Repeat everything from the line holding "Recreate this image" to the line holding "137], [458, 86]];", inclusive, exactly. Leave out the rest.

--- Start of Provided data ---

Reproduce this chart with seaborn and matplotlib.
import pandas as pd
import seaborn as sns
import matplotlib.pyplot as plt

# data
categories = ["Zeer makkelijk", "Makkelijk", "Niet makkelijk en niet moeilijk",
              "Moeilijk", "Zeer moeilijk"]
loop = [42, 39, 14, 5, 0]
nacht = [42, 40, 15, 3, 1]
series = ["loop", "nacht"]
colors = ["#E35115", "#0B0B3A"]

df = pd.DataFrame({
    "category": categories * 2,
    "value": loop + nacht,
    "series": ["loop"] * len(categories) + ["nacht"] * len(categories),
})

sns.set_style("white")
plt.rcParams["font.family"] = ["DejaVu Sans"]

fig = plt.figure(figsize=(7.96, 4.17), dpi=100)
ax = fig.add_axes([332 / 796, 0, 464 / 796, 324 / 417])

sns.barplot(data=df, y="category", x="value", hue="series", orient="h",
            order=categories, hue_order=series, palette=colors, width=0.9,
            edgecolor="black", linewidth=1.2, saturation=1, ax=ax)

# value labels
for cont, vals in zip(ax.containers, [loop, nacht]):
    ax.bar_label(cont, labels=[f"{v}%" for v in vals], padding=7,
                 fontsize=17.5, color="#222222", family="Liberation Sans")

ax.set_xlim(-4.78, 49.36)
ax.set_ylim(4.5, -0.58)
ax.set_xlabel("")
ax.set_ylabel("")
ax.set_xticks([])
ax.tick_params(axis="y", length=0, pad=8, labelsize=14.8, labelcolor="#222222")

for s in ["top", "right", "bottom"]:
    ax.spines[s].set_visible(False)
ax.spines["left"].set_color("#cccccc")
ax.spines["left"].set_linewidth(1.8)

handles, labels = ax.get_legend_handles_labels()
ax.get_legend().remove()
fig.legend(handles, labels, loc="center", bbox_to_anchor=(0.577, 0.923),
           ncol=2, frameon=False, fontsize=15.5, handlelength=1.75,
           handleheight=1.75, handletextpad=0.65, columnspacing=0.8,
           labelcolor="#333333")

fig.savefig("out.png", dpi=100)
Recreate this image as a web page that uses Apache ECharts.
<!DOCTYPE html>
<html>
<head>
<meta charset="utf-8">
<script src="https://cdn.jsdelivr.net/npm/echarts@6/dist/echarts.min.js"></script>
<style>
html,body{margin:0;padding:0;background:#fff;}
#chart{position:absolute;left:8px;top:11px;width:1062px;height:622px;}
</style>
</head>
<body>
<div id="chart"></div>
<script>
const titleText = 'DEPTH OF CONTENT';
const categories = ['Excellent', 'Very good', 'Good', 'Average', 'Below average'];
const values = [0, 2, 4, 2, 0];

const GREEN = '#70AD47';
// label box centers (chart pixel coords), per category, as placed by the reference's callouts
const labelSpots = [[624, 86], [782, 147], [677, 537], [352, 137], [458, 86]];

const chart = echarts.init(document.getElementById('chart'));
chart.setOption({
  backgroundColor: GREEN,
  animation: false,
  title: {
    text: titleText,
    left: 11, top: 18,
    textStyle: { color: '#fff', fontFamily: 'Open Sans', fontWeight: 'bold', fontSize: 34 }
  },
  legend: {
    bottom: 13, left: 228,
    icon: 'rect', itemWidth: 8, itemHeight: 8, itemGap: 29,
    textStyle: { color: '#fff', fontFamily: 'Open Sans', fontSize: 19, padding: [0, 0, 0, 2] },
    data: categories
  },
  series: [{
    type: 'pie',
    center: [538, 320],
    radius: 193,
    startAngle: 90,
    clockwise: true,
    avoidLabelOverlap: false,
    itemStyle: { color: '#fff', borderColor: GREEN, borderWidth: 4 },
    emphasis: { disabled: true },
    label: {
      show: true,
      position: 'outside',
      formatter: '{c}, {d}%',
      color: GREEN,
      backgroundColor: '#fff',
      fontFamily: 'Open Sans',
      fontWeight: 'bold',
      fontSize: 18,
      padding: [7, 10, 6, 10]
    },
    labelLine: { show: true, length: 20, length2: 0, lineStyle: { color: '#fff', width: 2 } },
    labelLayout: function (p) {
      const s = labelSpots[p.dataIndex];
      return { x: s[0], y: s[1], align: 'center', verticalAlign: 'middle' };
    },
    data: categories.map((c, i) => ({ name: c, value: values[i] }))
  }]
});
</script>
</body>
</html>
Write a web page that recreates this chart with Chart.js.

--- End of Provided data ---

**Result**
Recreate this image as a web page that uses Apache ECharts.
<!DOCTYPE html>
<html>
<head>
<meta charset="utf-8">
<script src="https://cdn.jsdelivr.net/npm/echarts@6/dist/echarts.min.js"></script>
<style>
html,body{margin:0;padding:0;background:#fff;}
#chart{position:absolute;left:8px;top:11px;width:1062px;height:622px;}
</style>
</head>
<body>
<div id="chart"></div>
<script>
const titleText = 'DEPTH OF CONTENT';
const categories = ['Excellent', 'Very good', 'Good', 'Average', 'Below average'];
const values = [0, 2, 4, 2, 0];

const GREEN = '#70AD47';
// label box centers (chart pixel coords), per category, as placed by the reference's callouts
const labelSpots = [[624, 86], [782, 147], [677, 537], [352, 137], [458, 86]];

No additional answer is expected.